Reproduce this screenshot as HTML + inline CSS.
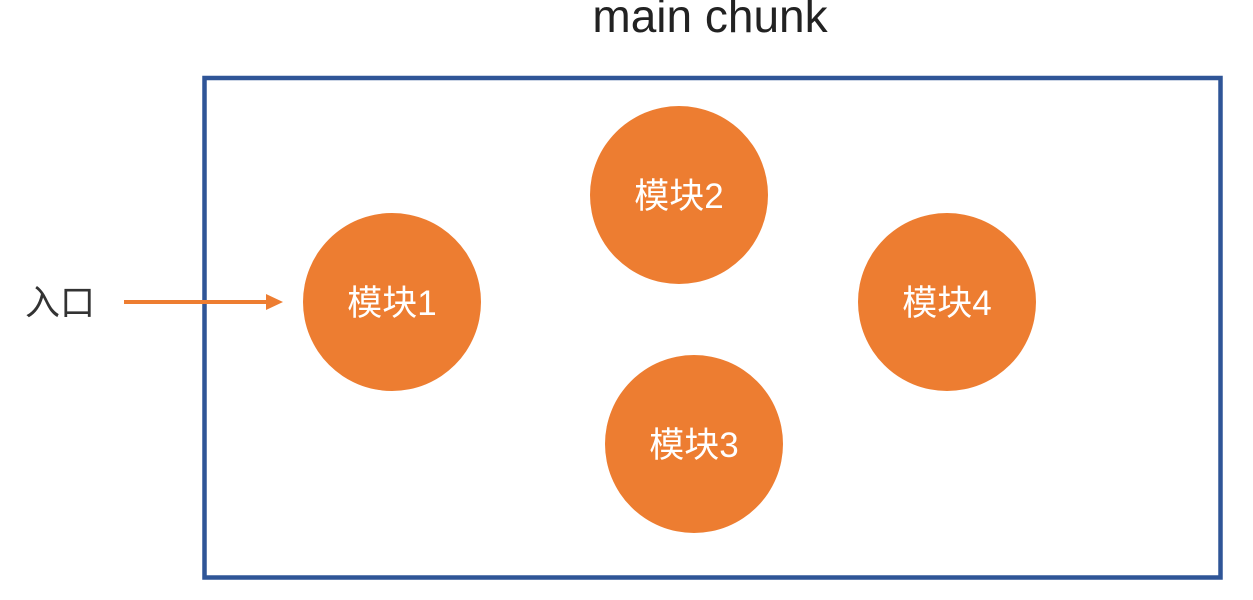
<!DOCTYPE html>
<html><head><meta charset="utf-8"><style>
html,body{margin:0;padding:0;background:#fff;}
</style></head><body>
<svg width="1253" height="595" xmlns="http://www.w3.org/2000/svg">
<text x="710" y="32" text-anchor="middle" font-family="'Liberation Sans', sans-serif" font-size="46" fill="#222">main chunk</text>
<rect x="204.5" y="78" width="1016" height="499.5" fill="none" stroke="#2F5597" stroke-width="4.5"/>
<line x1="124" y1="302" x2="268" y2="302" stroke="#ED7D31" stroke-width="4"/>
<polygon points="266,294 283,302 266,310" fill="#ED7D31"/>
<text x="60" y="315" text-anchor="middle" font-family="'Liberation Sans','Noto Sans CJK SC', sans-serif" font-size="35" fill="#333">入口</text>
<g fill="#ED7D31">
<circle cx="392" cy="302" r="89"/>
<circle cx="679" cy="195" r="89"/>
<circle cx="694" cy="444" r="89"/>
<circle cx="947" cy="302" r="89"/>
</g>
<g font-family="'Liberation Sans','Noto Sans CJK SC', sans-serif" font-size="35" fill="#fff" text-anchor="middle">
<text x="392" y="315">模块1</text>
<text x="679" y="208">模块2</text>
<text x="694" y="457">模块3</text>
<text x="947" y="315">模块4</text>
</g>
</svg>
</body></html>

Given task
Word for word, quote the full listing, omitting every picture.

Result for this exercise
Reproduce this screenshot as HTML + inline CSS.
<!DOCTYPE html>
<html><head><meta charset="utf-8"><style>
html,body{margin:0;padding:0;background:#fff;}
</style></head><body>
<svg width="1253" height="595" xmlns="http://www.w3.org/2000/svg">
<text x="710" y="32" text-anchor="middle" font-family="'Liberation Sans', sans-serif" font-size="46" fill="#222">main chunk</text>
<rect x="204.5" y="78" width="1016" height="499.5" fill="none" stroke="#2F5597" stroke-width="4.5"/>
<line x1="124" y1="302" x2="268" y2="302" stroke="#ED7D31" stroke-width="4"/>
<polygon points="266,294 283,302 266,310" fill="#ED7D31"/>
<text x="60" y="315" text-anchor="middle" font-family="'Liberation Sans','Noto Sans CJK SC', sans-serif" font-size="35" fill="#333">入口</text>
<g fill="#ED7D31">
<circle cx="392" cy="302" r="89"/>
<circle cx="679" cy="195" r="89"/>
<circle cx="694" cy="444" r="89"/>
<circle cx="947" cy="302" r="89"/>
</g>
<g font-family="'Liberation Sans','Noto Sans CJK SC', sans-serif" font-size="35" fill="#fff" text-anchor="middle">
<text x="392" y="315">模块1</text>
<text x="679" y="208">模块2</text>
<text x="694" y="457">模块3</text>
<text x="947" y="315">模块4</text>
</g>
</svg>
</body></html>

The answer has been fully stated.